Morgen wordt in Groningen een dijk opgeblazen. Niet omdat het water al gevaarlijk hoog langs de dijken staat, maar om een noodmaatregel te testen. Bij de proef wordt met explosieven een gat gemaakt in een proefdijk op het oefenterrein van het ministerie van Defensie in Marnewaard, Groningen.
De proef is onderdeel van het internationale Polder2C’s project, met daarin veertien Nederlandse, Engelse, Franse en Belgische organisaties die zich bezighouden met waterveiligheid.
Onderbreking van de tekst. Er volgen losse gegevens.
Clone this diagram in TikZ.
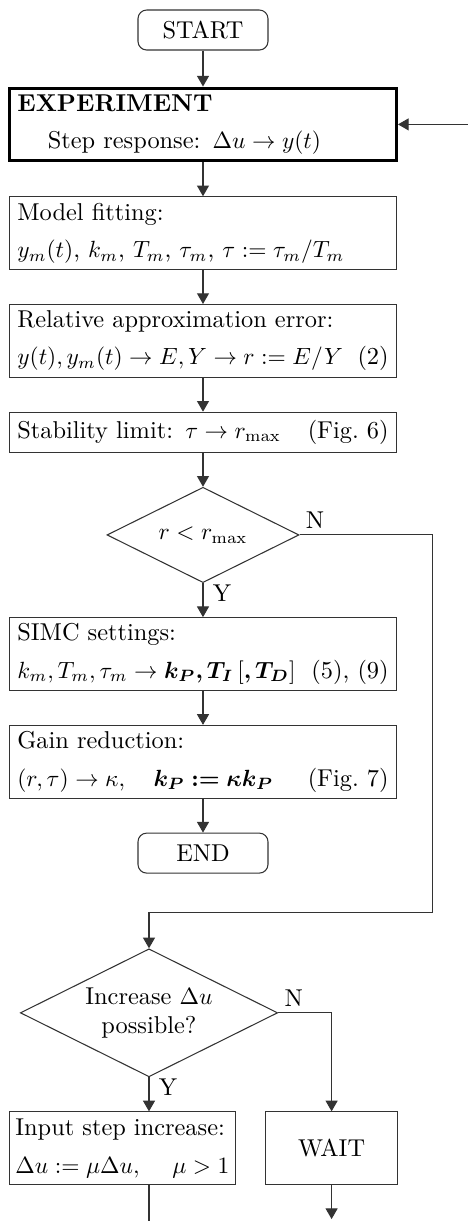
\documentclass[tikz,border=0pt]{standalone}
\usepackage{amsmath,amssymb,bm}
\usepackage{tikz}
\usetikzlibrary{arrows.meta,positioning,shapes.geometric}
\usepackage{xcolor}

\begin{document}
\begin{tikzpicture}[
  font=\fontsize{10.4}{12.5}\selectfont,
  node distance=5.1mm,
  wire/.style={draw=black!80, line width=0.45pt},
  box/.style={wire, rectangle, minimum height=10.9mm, text width=55.7mm, align=left, inner xsep=3.33pt, inner ysep=0.5pt},
  term/.style={wire, rounded corners=1.3mm, minimum width=19.5mm, minimum height=6mm, inner ysep=0.5pt, align=center},
  decision/.style={wire, diamond, aspect=2, inner sep=0pt, align=center},
  arrow/.style={wire, -{Triangle[length=1.6mm,width=1.8mm]}}
]
\useasboundingbox (-30.45mm,4.5mm) rectangle (39.6mm,-178.65mm);
\node[term] (start) at (0,0) {START};
\node[box, below=5.4mm of start, draw=black, line width=1.3pt] (exp) {\textbf{EXPERIMENT}\\[3.5pt]\hspace*{13pt}Step response: $\Delta u \to y(t)$};
\node[box, below=of exp] (fit) {Model fitting:\\[3.5pt]$y_m(t)$, $k_m$, $T_m$, $\tau_m$, $\tau := \tau_m/T_m$};
\node[box, below=of fit] (err) {Relative approximation error:\\[3.5pt]$y(t), y_m(t) \to E, Y \to r := E/Y$\hfill(2)};
\node[box, below=of err, minimum height=6mm] (stab) {Stability limit: $\tau \to r_{\max}$\hfill(Fig.~6)};
\node[decision, below=of stab, minimum width=28.8mm, minimum height=14.3mm] (check) {$r < r_{\max}$};
\node[box, below=of check] (simc) {SIMC settings:\\[3.5pt]$k_m, T_m, \tau_m \to \bm{k_P, T_I}\,[\bm{, T_D}]$\hfill(5), (9)};
\node[box, below=of simc] (gain) {Gain reduction:\\[3.5pt]$(r,\tau) \to \kappa, \quad \bm{k_P := \kappa k_P}$\hfill(Fig.~7)};
\node[term, below=of gain] (end) {END};
\node[decision, below=11.2mm of end, xshift=-8.1mm, minimum width=38.6mm, minimum height=19.2mm] (more) {Increase $\Delta u$\\possible?};
\coordinate (ia) at (more.south -| simc.west);
\node[box, below right=5.1mm and 0mm of ia, text width=32.1mm, inner xsep=2.5pt] (raise) {\mbox{Input step increase:}\\[3.5pt]$\Delta u := \mu\Delta u,$\hfill$\mu > 1$};
\node[box, right=4.4mm of raise, text width=17.45mm, align=center] (wait) {WAIT};
\coordinate[right=10.5mm of exp.east] (retry);
\coordinate[right=19.95mm of check.east] (turn);
\coordinate[above=5.4mm of more.north] (join);
\coordinate[below=6mm of raise] (exit);
\coordinate[below=5.1mm of wait] (hold);
\draw[arrow] (start) -- (exp);
\draw[arrow] (retry) -- (exp);
\draw[arrow] (exp) -- (fit);
\draw[arrow] (fit) -- (err);
\draw[arrow] (err) -- (stab);
\draw[arrow] (stab) -- (check);
\draw[arrow] (check) -- node[pos=0.3, right, inner sep=4pt] {Y} (simc);
\draw[arrow] (check.east) node[above right, inner sep=2.5pt] {N} -- (turn) |- (join) -- (more.north);
\draw[arrow] (simc) -- (gain);
\draw[arrow] (gain) -- (end);
\draw[arrow] (more.south) -- node[pos=0.3, right, inner sep=4pt] {Y} (more.south |- raise.north);
\draw[arrow] (more.east) node[above right, inner sep=2.5pt] {N} -| (wait.north);
\draw[wire] (more.south |- raise.south) -- (more.south |- exit);
\draw[arrow] (wait) -- (hold);
\end{tikzpicture}
\end{document}
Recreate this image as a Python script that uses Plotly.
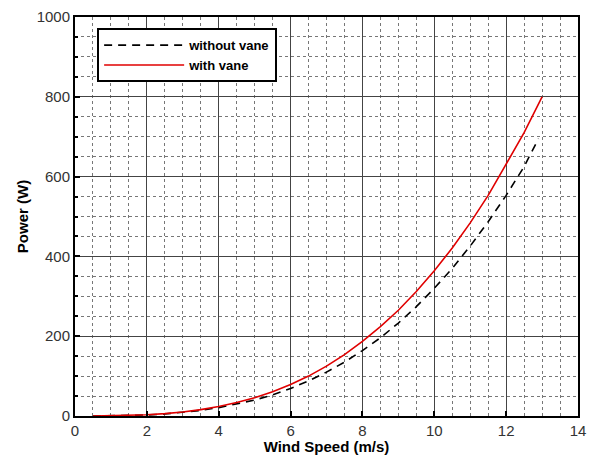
import plotly.graph_objects as go

wind_without = [0.5, 1, 1.5, 2, 2.5, 3, 3.5, 4, 4.5, 5, 5.5, 6, 6.5, 7, 7.5, 8, 8.5, 9, 9.5, 10, 10.5, 11, 11.5, 12, 12.5, 12.9]
power_without = [0, 0.3, 1, 2.5, 5, 9, 14, 21, 30, 40, 53, 69, 88, 110, 135, 164, 196, 233, 274, 320, 370, 426, 487, 553, 625, 695]

wind_with = [0.5, 1, 1.5, 2, 2.5, 3, 3.5, 4, 4.5, 5, 5.5, 6, 6.5, 7, 7.5, 8, 8.5, 9, 9.5, 10, 10.5, 11, 11.5, 12, 12.5, 13]
power_with = [0, 0.4, 1.2, 3, 6, 10, 16, 24, 34, 46, 61, 79, 100, 125, 154, 187, 224, 265, 312, 364, 421, 484, 553, 630, 710, 800]

x_ticks = [0, 2, 4, 6, 8, 10, 12, 14]
y_ticks = [0, 200, 400, 600, 800, 1000]

fig = go.Figure()
fig.add_trace(go.Scatter(x=wind_without, y=power_without, mode="lines", name="without vane",
                         line=dict(color="black", width=1.6, dash="8px,6px")))
fig.add_trace(go.Scatter(x=wind_with, y=power_with, mode="lines", name="with vane",
                         line=dict(color="#e00000", width=1.6)))

tickfont = dict(family="Liberation Sans Narrow, Arial Narrow, Liberation Sans, Arial", size=15, color="#333")
titlefont = dict(family="Liberation Sans, Arial", size=15, color="black")

# page body has an 8px default margin, so the figure is sized/margined to compensate
fig.update_layout(
    width=587, height=447,
    margin=dict(l=67, r=17, t=9, b=39, autoexpand=False),
    paper_bgcolor="white", plot_bgcolor="white",
    showlegend=True,
    legend=dict(x=0.044, y=0.972, xanchor="left", yanchor="top",
                bgcolor="white", bordercolor="black", borderwidth=2,
                font=dict(family="Liberation Sans, Arial", size=13, color="black", weight="bold"),
                itemwidth=80, tracegroupgap=0),
    xaxis=dict(range=[0, 14], tickvals=x_ticks, ticktext=[str(v) for v in x_ticks],
               automargin=False,
               showline=True, linecolor="black", linewidth=2, mirror=True,
               ticks="inside", ticklen=5, tickwidth=2, tickcolor="black",
               showgrid=True, gridcolor="#444", gridwidth=1, zeroline=False,
               tickfont=tickfont,
               title=dict(text="<b>Wind Speed (m/s)</b>", font=titlefont, standoff=0),
               minor=dict(dtick=0.5, showgrid=True, gridcolor="#777", griddash="dot", gridwidth=1)),
    yaxis=dict(range=[0, 1000], tickvals=y_ticks, ticktext=[str(v) for v in y_ticks],
               automargin=False,
               showline=True, linecolor="black", linewidth=2, mirror=True,
               ticks="inside", ticklen=5, tickwidth=2, tickcolor="black",
               showgrid=True, gridcolor="#444", gridwidth=1, zeroline=False,
               tickfont=tickfont,
               title=dict(text="<b>Power (W)</b>", font=titlefont, standoff=4),
               minor=dict(dtick=50, showgrid=True, gridcolor="#777", griddash="dot", gridwidth=1,
                          ticks="inside", ticklen=3, tickcolor="black")),
)

fig.write_html("out.html")
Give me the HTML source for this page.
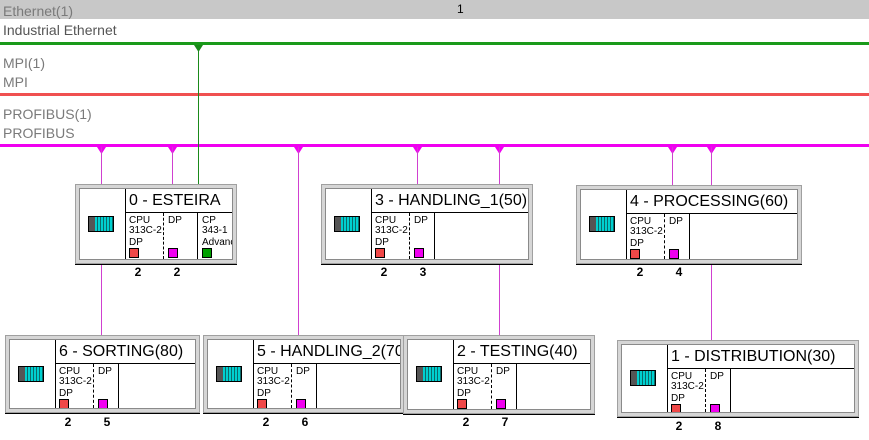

Ook intensief betrokken bij de proef is Waterschap Noorderzijlvest, want de proef zal in het beheersgebied van dit waterschap plaatsvinden. Ook wordt pompmaterieel van Noorderzijlvest ingezet voor het doen slagen van deze proef.
Jan Willem Nieuwenhuis, beleidsadviseur waterveiligheid bij Noorderzijlvest, is betrokken bij de demolitieproef. “Om te beginnen is belangrijk dat we het hebben over een noodmaatregel die pas zal worden ingezet als de andere alternatieven, bijvoorbeeld preventief pompen of het benutten van een noodberging niet voldoen.”
In 2011 is in de Amerikaanse staat Missouri een keer gebruik gemaakt van explosieven om een benedenstrooms gelegen dijksysteem te ontlasten. “Dat is toen succesvol verlopen. Andere voorbeelden van het gebruik van explosieven voor dit doel ken ik niet. Maar het principe is natuurlijk vergelijkbaar met het afgraven van het bovenste stukje dijk om het water in een bepaalde richting te sturen. Die keuze kan nodig zijn om controle te houden als een overstroming dreigt.”
Voor de proef is een dijkinstallatie gebouwd op het oefenterrein van het ministerie van Defensie in het Groningse Marnewaard. “In eerste instantie was gekozen voor een andere locatie, maar in Marnewaard is het mogelijk om het water constant tegen de dijk aan te houden. Dat is nodig, want zo is het in de realiteit natuurlijk ook.”
Noorderzijlvest ondersteunt defensie bij de voorbereiding en analyse achteraf van de proef. “Mocht er ooit een situatie ontstaan waarin dit soort interventies nodig zijn, zullen de beslissingen genomen worden door de veiligheidsregio. Als beheerder van de waterkeringen zijn de waterschappen natuurlijk wel de aangewezen partij om te bekijken waar een dijkdoorbraak geforceerd zou moeten worden.”
En dankzij de demolitieproef kan Defensie volgens Nieuwenhuis een soort stappenplan opstellen waar veiligheidsregio’s en waterschappen in noodsituaties hun voordeel mee kunnen doen. “Het doel van de proef is het vergroten van de kennis over zulke noodmaatregelen. We willen bijvoorbeeld graag weten hoe het gat in de dijk, de bres, zich ontwikkelt. Ook de mate van scheurvorming en andere eventuele schade aan de kering die ontstaat ten gevolge van de explosie zijn interessant en we willen ook kijken naar de erosie die er plaatsvindt in het achterliggende gebied.”